Democrats vs. Republicans
    Each candidate addressed a question about how to stop the animosity between Democrats and Republicans.
    "Get special interest out of the room," Lanier said. "Get the money out of politics."
    "If you pay a candidate (by giving campaign contributions) they're going to owe you and work for you," Cardwell said. He said Martin and Jones did not attend the debate because they were attending fundraisers. "They're going to do what the special interest wants to do."

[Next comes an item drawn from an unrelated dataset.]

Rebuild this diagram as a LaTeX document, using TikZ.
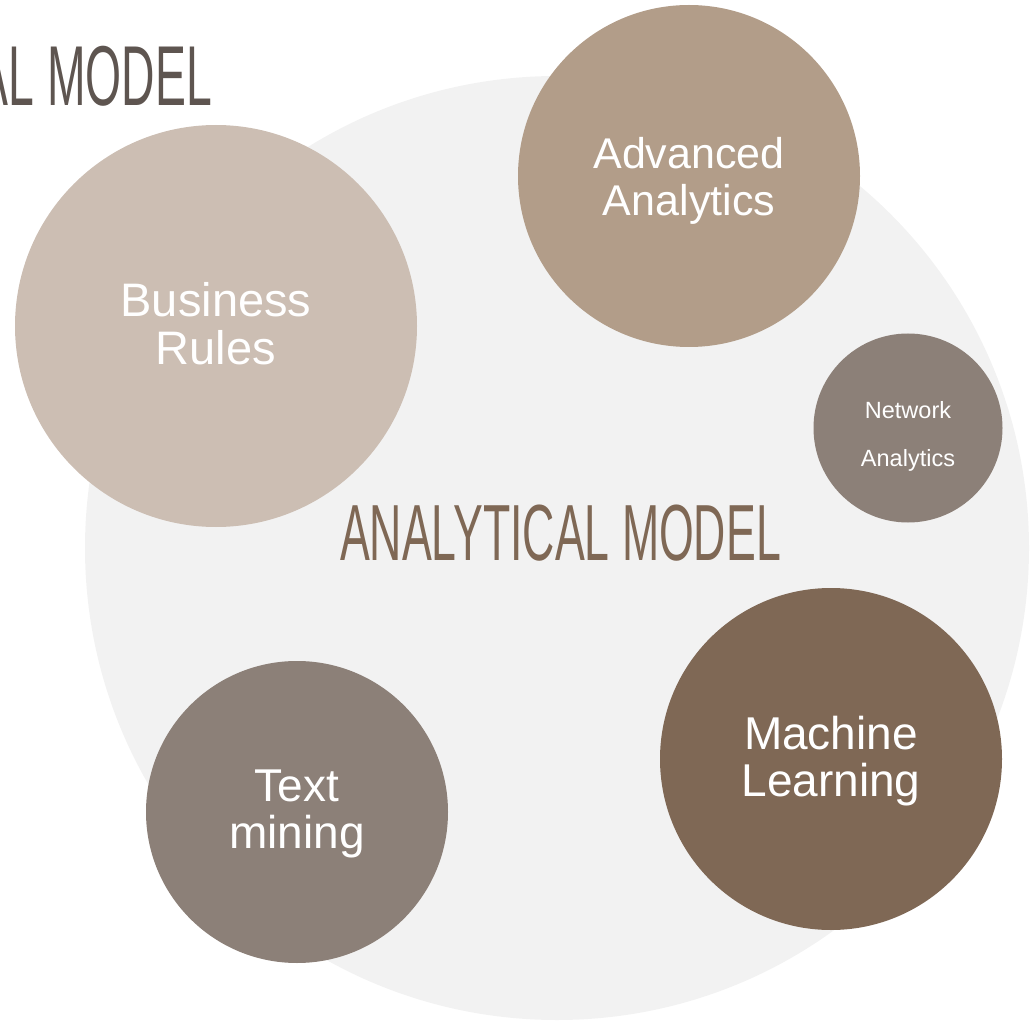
\documentclass[tikz,border=0pt]{standalone}
\usepackage{fontspec}
\setmainfont{Liberation Sans}
\usepackage{graphicx}
\definecolor{bggray}{HTML}{F2F2F2}
\definecolor{cbr}{HTML}{CCBEB3}
\definecolor{cadv}{HTML}{B29D89}
\definecolor{cnet}{HTML}{8C8078}
\definecolor{cml}{HTML}{7F6855}
\definecolor{ctitle}{HTML}{7F6855}
\definecolor{ctop}{HTML}{5E5550}
\tikzset{
  bubble/.style={circle, draw=none, inner sep=0pt, outer sep=0pt},
  bubbletext/.style={inner sep=0pt, outer sep=0pt, text=white, align=center},
  titletext/.style={inner sep=0pt, outer sep=0pt}
}
\begin{document}
\begin{tikzpicture}[x=1pt,y=-1pt]
\useasboundingbox (0,0) rectangle (1034,1024);
\clip (0,0) rectangle (1034,1024);
% big background circle
\node[bubble, fill=bggray, minimum size=944pt] (bg) at (557,548) {};
% top-left clipped title
\node[titletext, anchor=base east, text=ctop] (toptitle) at (212,106)
  {\scalebox{0.545}[1]{\fontsize{85}{85}\selectfont ANALYTICAL MODEL}};
% bubbles
\node[bubble, fill=cbr, minimum size=402pt] (br) at (216,326) {};
\node[bubble, fill=cadv, minimum size=342pt] (adv) at (689,176) {};
\node[bubble, fill=cnet, minimum size=189pt] (net) at (908,428) {};
\node[bubble, fill=cml, minimum size=342pt] (ml) at (831,759) {};
\node[bubble, fill=cnet, minimum size=302pt] (tm) at (297,812) {};
% bubble texts
\node[bubbletext, font=\fontsize{47}{48}\selectfont] (brt) at (216,324) {Business\\Rules};
\node[bubbletext, font=\fontsize{43}{47}\selectfont] (advt) at (689,181) {Advanced\\Analytics};
\node[bubbletext, font=\fontsize{23.5}{48}\selectfont] (nett) at (908,436) {Network\\Analytics};
\node[bubbletext, font=\fontsize{46}{47}\selectfont] (mlt) at (831,761) {Machine\\Learning};
\node[bubbletext, font=\fontsize{46}{47}\selectfont] (tmt) at (297,814) {Text\\mining};
% central title
\node[titletext, anchor=base west, text=ctitle] (title) at (340,560)
  {\scalebox{0.561}[1]{\fontsize{79.6}{80}\selectfont ANALYTICAL MODEL}};
\end{tikzpicture}
\end{document}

    Knight said " I believe in ... getting back to the people. We've been ignoring them too long." He feels senators should work five days a week instead of three days. " I think we need some constitutional procedure put back ... and get the money out of the equation. There are too many rich lawyers in the senate not representing you."
    Each candidate closed by summing up comments they made earlier, focusing strongly on energy and money.
    "Money — we have allowed it to get in the system and we are not going to get it out of the system until you elect people who will not touch it," Lanier said.
    "I've been shot at, put on a hit list, had my family in protective custody (as a reporter) and I've never stopped fighting for everyday Georgia," Cardwell said. "I have no strings attached ... I'm a truth-teller ... I'm not working for anyone but you."
    "I've spent my life here in Georgia trying to understand the problems," Knight said. "I've had experience facing the problems coming down  the pipe right now."
    And poking a jab at the Republican incumbent senator, he added, "The sun is setting on Saxby Chambliss — and it's Knight time."